150 - Aurora is our primary database for all data entities requiring relational semantics and ACID properties. It is used across all the engineering groups, and services - which covers about 150 engineers across development, QA, devops. It is also used by our Data team for running ad-hoc analytics, reporting, and any asks from the business teams.

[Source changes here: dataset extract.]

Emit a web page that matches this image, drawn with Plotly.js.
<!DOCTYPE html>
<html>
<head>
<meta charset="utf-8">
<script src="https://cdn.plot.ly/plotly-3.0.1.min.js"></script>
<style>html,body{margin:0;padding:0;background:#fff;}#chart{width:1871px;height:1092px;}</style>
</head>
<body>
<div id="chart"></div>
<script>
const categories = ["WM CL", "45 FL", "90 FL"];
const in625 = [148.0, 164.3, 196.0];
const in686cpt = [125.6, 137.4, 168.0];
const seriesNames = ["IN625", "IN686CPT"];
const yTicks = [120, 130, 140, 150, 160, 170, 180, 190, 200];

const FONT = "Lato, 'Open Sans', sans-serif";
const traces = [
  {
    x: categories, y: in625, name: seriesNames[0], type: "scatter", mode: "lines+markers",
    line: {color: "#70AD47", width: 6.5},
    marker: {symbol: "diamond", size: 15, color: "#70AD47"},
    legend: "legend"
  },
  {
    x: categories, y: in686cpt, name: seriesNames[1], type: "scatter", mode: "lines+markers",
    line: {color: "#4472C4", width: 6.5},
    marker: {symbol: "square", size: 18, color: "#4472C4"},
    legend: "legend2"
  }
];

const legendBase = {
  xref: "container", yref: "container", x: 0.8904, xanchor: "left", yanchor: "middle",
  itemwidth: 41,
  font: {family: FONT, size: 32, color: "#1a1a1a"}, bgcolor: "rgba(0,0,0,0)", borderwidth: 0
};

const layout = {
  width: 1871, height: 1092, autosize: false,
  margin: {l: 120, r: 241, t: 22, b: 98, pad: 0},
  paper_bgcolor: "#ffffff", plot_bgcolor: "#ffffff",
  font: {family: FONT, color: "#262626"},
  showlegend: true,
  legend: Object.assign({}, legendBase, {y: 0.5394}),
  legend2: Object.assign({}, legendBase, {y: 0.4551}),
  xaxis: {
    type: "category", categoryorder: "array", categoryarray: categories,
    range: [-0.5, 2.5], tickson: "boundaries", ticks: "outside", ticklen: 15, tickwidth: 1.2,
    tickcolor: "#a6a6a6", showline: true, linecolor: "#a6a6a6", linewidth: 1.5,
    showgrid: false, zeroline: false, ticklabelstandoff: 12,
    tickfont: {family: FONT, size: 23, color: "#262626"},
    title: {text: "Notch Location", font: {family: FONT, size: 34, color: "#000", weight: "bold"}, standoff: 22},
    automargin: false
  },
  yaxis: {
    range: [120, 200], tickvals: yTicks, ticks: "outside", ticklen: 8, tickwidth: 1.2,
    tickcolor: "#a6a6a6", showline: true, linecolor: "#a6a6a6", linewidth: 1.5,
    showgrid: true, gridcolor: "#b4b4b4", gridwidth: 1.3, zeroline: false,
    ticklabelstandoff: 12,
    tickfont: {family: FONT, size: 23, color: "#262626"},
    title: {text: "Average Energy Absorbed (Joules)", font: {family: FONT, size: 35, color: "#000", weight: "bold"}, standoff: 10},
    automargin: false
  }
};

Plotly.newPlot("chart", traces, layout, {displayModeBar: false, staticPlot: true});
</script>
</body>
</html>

4 - Our SRE/DevOps group is about 4 people who manage about 80 clusters of Aurora (1 Master, multiple Slaves). They are adept at systems provisioning, configuration, basic database administration skills, Infrastructure as Code technologies like Terraform, and have expert programming skills with Python. We use a lot of Boto for automation our infra management tasks. Although, for a small set-up of Aurora, we don't need special skills, other than basic understanding of database administration skills.
  • Primary datastore for entities requiring relational semantics and ACID properties.
  • Automated back-ups, and point in time recovery capabilities.
  • Ability to auto-scale the readers (slaves) as the read query load increases.
  • We are also evaluating serverless Aurora to handle the bursty traffic.
  • Completely automating the provisioning of Aurora behind Terraform. We don't access the AWS console at all.
  • Differential back-ups and master-slave redundancies depending on criticality of the service and keeping costs in control.
  • Effective utilisation of the Key Management Service for encryption and decryption.
  • Use more Aurora instances as a part of our Data Lake strategy, and couple it with S3, and Redshift.
  • Evaluate the machine learning use-cases along with AWS Sagemaker and Comprehend as they have native integration with Aurora.
  • Aurora has helped us scale our data workloads by 10X in the last 3 years without the need to increase the DBAs.
  • It provides reliable performance and uptime guarantees. We have instances varying from 2 cores, 8GB RAM to 32 cores, 256 GB RAM with heavily predicatable workload.
  • Manageable costs - the ROI on performance and costs is great!